(Остальные, нетерпеливо прерывая его лирическое отступление: – Приговор, приговор!)
…это правосудие – гротеск, старая карга, пенсионерка, но даже и в таком виде оно есть как раз то…
(Остальные, скандируя: – При-го-вор, при-го-вор!)
…именем которого он приговаривает их милейшего, дражайшего Альфредо к смерти…
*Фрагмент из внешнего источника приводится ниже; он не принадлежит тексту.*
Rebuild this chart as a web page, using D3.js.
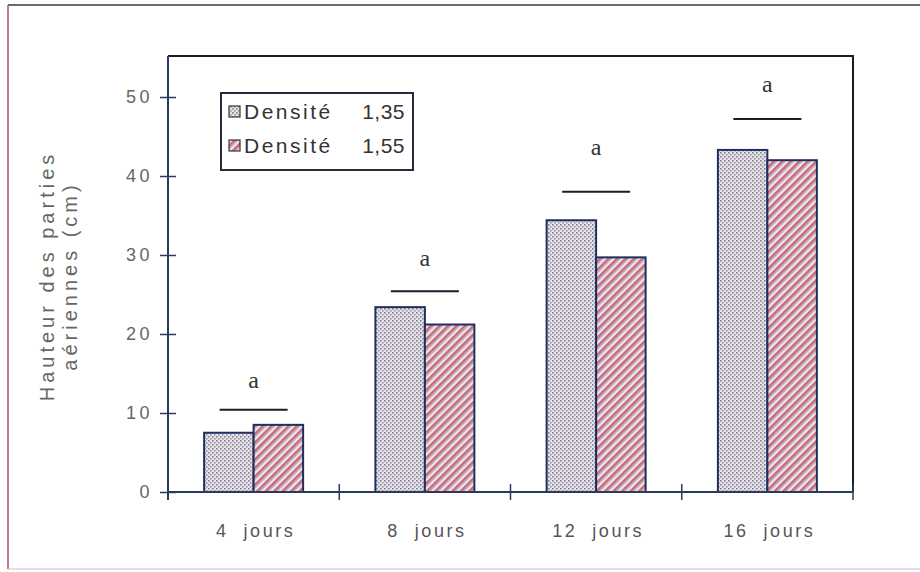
<!DOCTYPE html>
<html><head><meta charset="utf-8">
<script src="https://cdn.jsdelivr.net/npm/d3@7"></script>
<style>body{margin:0;background:#fff}svg{display:block}</style>
</head><body>
<svg id="c" width="920" height="572"></svg>
<script>
const categories = ["4 jours", "8 jours", "12 jours", "16 jours"];
const seriesNames = ["Densité 1,35", "Densité 1,55"];
const density135 = [7.5, 23.4, 34.4, 43.3];
const density155 = [8.5, 21.2, 29.7, 42.0];
const sigLetters = ["a", "a", "a", "a"];
const sigLineValues = [10.4, 25.4, 38.0, 47.2];
const sigLetterValues = [13.2, 28.6, 42.7, 50.6];
const yTicks = [0, 10, 20, 30, 40, 50];
const yTitle = ["Hauteur des parties", "aériennes (cm)"];

const svg = d3.select("#c");
const L = 168, R = 853, T = 56, B = 492;
const FONT = "Liberation Sans, Arial, Helvetica, sans-serif";

const defs = svg.append("defs");
const p1 = defs.append("pattern").attr("id","dots").attr("patternUnits","userSpaceOnUse").attr("width",4).attr("height",4);
p1.append("rect").attr("width",4).attr("height",4).attr("fill","#e4e3e8");
p1.append("rect").attr("x",0).attr("y",0).attr("width",1.6).attr("height",1.6).attr("fill","#7d7f98");
p1.append("rect").attr("x",2).attr("y",2).attr("width",1.6).attr("height",1.6).attr("fill","#a68fa0");
const p2 = defs.append("pattern").attr("id","hatch").attr("patternUnits","userSpaceOnUse").attr("width",6).attr("height",6).attr("patternTransform","rotate(45)");
p2.append("rect").attr("width",6).attr("height",6).attr("fill","#f1e4e8");
p2.append("rect").attr("x",0).attr("y",0).attr("width",2.6).attr("height",6).attr("fill","#d06878");
p2.append("rect").attr("x",2.6).attr("y",0).attr("width",0.9).attr("height",6).attr("fill","#8f96b4");

// outer frame
svg.append("line").attr("x1",8).attr("x2",920).attr("y1",5).attr("y2",5).attr("stroke","#3a3a4a").attr("stroke-width",1.5);
svg.append("line").attr("x1",8).attr("x2",8).attr("y1",5).attr("y2",569).attr("stroke","#a84e6a").attr("stroke-width",1.5);
svg.append("line").attr("x1",8).attr("x2",920).attr("y1",569).attr("y2",569).attr("stroke","#c0c0cc").attr("stroke-width",1);

const y = d3.scaleLinear().domain([0, (B - T) / 7.9]).range([B, T]);
const x0 = d3.scaleBand().domain(categories).range([L, R]).padding(0);
const x1 = d3.scaleBand().domain(seriesNames).range([0, x0.bandwidth()]).paddingInner(0).paddingOuter(0.73);

// plot frame top/right
svg.append("path").attr("d",`M${L},${T}H${R}V${B}`).attr("fill","none").attr("stroke","#1c1c2c").attr("stroke-width",2);

const fills = ["url(#dots)", "url(#hatch)"];
const data = categories.map((c,i)=>({c, vals:[density135[i], density155[i]]}));
const g = svg.append("g");
data.forEach(d=>{
  d.vals.forEach((v,j)=>{
    g.append("rect")
      .attr("x", x0(d.c) + x1(seriesNames[j]))
      .attr("y", y(v))
      .attr("width", x1.bandwidth())
      .attr("height", y(0) - y(v))
      .attr("fill", fills[j])
      .attr("stroke", "#1f3060").attr("stroke-width", 2);
  });
});

// significance lines and letters
categories.forEach((c,i)=>{
  const cx = x0(c) + x0.bandwidth()/2;
  svg.append("line").attr("x1", cx-34).attr("x2", cx+34).attr("y1", y(sigLineValues[i])).attr("y2", y(sigLineValues[i]))
    .attr("stroke","#1c1c2c").attr("stroke-width",2);
  svg.append("text").attr("x", cx).attr("y", y(sigLetterValues[i])).attr("text-anchor","middle")
    .attr("font-family","Liberation Serif, Times New Roman, serif").attr("font-size",24).attr("fill","#333").text(sigLetters[i]);
});

// y axis
const yAxis = d3.axisLeft(y).tickValues(yTicks).tickFormat(d3.format("d")).tickSizeInner(8).tickSizeOuter(0).tickPadding(7);
const ya = svg.append("g").attr("transform",`translate(${L},0)`).call(yAxis);
ya.select(".domain").attr("stroke","#2a3a60").attr("stroke-width",2).attr("d",`M0,${T}V${B+8}`);
ya.selectAll(".tick line").attr("x1",-8).attr("x2",8).attr("stroke","#2a3a60").attr("stroke-width",1.5);
ya.selectAll(".tick text").attr("font-family",FONT).attr("font-size",18)
  .attr("fill","#666").attr("letter-spacing","3.5px");

// x axis
const xa = svg.append("g");
xa.append("line").attr("x1",L).attr("x2",R).attr("y1",B).attr("y2",B).attr("stroke","#2a3a60").attr("stroke-width",2);
const bounds = categories.map(c=>x0(c)).concat([x0.range()[1]]);
bounds.forEach(bx=>{
  xa.append("line").attr("x1",bx).attr("x2",bx).attr("y1",B-8).attr("y2",B+8).attr("stroke","#2a3a60").attr("stroke-width",1.5);
});
categories.forEach(c=>{
  const parts = c.split(" ");
  xa.append("text").attr("x", x0(c)+x0.bandwidth()/2 + 2).attr("y", 537).attr("text-anchor","middle")
    .attr("font-family",FONT).attr("font-size",18).attr("fill","#555").attr("letter-spacing","2.5px")
    .style("white-space","pre").text(parts[0] + "  " + parts[1]);
});

// y title
const yt = svg.append("text").attr("transform","translate(58,276) rotate(-90)").attr("text-anchor","middle")
  .attr("font-family",FONT).attr("font-size",20).attr("fill","#666").attr("letter-spacing","4px");
yTitle.forEach((t,i)=>yt.append("tspan").attr("x",0).attr("dy", i===0 ? -4 : 23).text(t));

// legend
const lg = svg.append("g");
lg.append("rect").attr("x",221).attr("y",93).attr("width",192).attr("height",77).attr("fill","#fff").attr("stroke","#2a2a3a").attr("stroke-width",2);
seriesNames.forEach((s,i)=>{
  const yy = 106 + i*34;
  const parts = s.split(" ");
  lg.append("rect").attr("x",229).attr("y",yy).attr("width",11).attr("height",11).attr("fill",fills[i]).attr("stroke","#333").attr("stroke-width",1.2);
  lg.append("text").attr("x",244).attr("y",yy+13).attr("font-family",FONT).attr("font-size",21)
    .attr("fill","#333").attr("letter-spacing","2.5px").text(parts[0]);
  lg.append("text").attr("x",405).attr("y",yy+13).attr("text-anchor","end").attr("font-family",FONT).attr("font-size",21)
    .attr("fill","#333").attr("letter-spacing","0.5px").text(parts[1]);
});
</script>
</body></html>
(Прокурор, защитник, палач и Симона:
– Йю-хо! Йю-хо! Ур-ра!
Трапс, всхлипывая от умиления:
– Спасибо, дорогой судья, спасибо!)
…хотя юридически приговор основан всего-навсего лишь на том, что осужденный сам признал себя виновным. Это, в конце концов, главное. И он рад, что вынес приговор, который беспрекословно принят осужденным (человеческому достоинству не требуется жалости), так пусть их уважаемый, дорогой гость с той же радостью встретит увенчание своего поступка, которое, как он, судья, надеется, последует при не менее приятных обстоятельствах, чем само убийство. То, что у обывателя, у заурядного человека проявляется случайно, при каком-нибудь несчастье или в силу природной неизбежности, как болезнь, закупорка кровеносного сосуда эмболом, злокачественная опухоль, здесь выступает как неизбежный нравственный итог, только здесь логически, подобно произведению искусства, завершается жизнь, только здесь человеческая трагедия становится зримой, озаряется яркой вспышкой, принимает безупречные формы, завершается…
(Возгласы: – Хватит! Кончайте!)
…да, можно сказать со спокойной душой: только в акте объявления приговора, который превращает обвиняемого в осужденного, воплощен рыцарский обряд правосудия. Нет ничего более возвышенного, чем когда человека приговаривают к смерти! И вот это случилось. Трапс, пожалуй, не совсем законный счастливчик – ведь, в сущности, допускается лишь условная смертная казнь, однако он, судья, отказывается от условности, дабы не разочаровывать их милейшего приятеля, короче, Альфредо своей мастерской игрой заслужил, чтобы его как равного и достойного партнера приняли в их коллегию и т.д.
(Остальные: – Шампанского!)
Пирушка достигла зенита! Пенилось шампанское, ничто не омрачало веселого, безоблачного настроения и взаимной братской симпатии, которой проникся даже защитник. Свечи догорали, некоторые уже погасли. На улице чуть забрезжило, где-то далеко всходило еще невидимое солнце, поблекли звезды, повеяло свежестью и росой. Разомлевший, умиленный Трапс почувствовал усталость и попросил, чтобы его проводили в его комнату; шатаясь, он валился в объятия то к одному, то к другому, все были пьяны, языки заплетались, в гостиной стоял гвалт, произносились бессвязные монологи, так как никто никого не слушал. От всех пахло красным вином и сыром. Генеральный представитель стоял, как ребенок в кругу дедушек и дядюшек, и его, счастливого, полусонного, гладили по головке, обнимали и целовали. Лысый молчун повел его наверх. С огромным трудом, на четвереньках они начали подъем по лестнице, но на середине марша застряли, запутавшись друг в друге, и повалились, будучи не в силах двигаться дальше. Сверху, из окна, падал серокаменный свет, сумерки смешивались с белизной стен, в дом проникали первые звуки наступающего дня, с далекого вокзальчика донеслись свистки и прочий станционный шум, смутно напомнивший Трапсу о доме, куда он мог вернуться еще вчера. Он был счастлив, он ничего больше не желал, что еще ни разу не бывало с ним в его заурядной жизни. В сознании всплывали неясные картины: лицо мальчика (наверное, его младшего, самого любимого), потом окраина деревни, куда он попал из-за аварии, светлая лента шоссе, перекинувшаяся через небольшой холм, церковь на пригорке, могучий дуб с подпорками и железными обручами, лесистые холмы, а над ними, вокруг, везде, без конца – необъятное сияющее небо. Тут Пиле обессиленно пробормотал: «Хочу спать, спать, устал, устал» – и, уже засыпая, расслышал только, что Трапс пополз дальше наверх.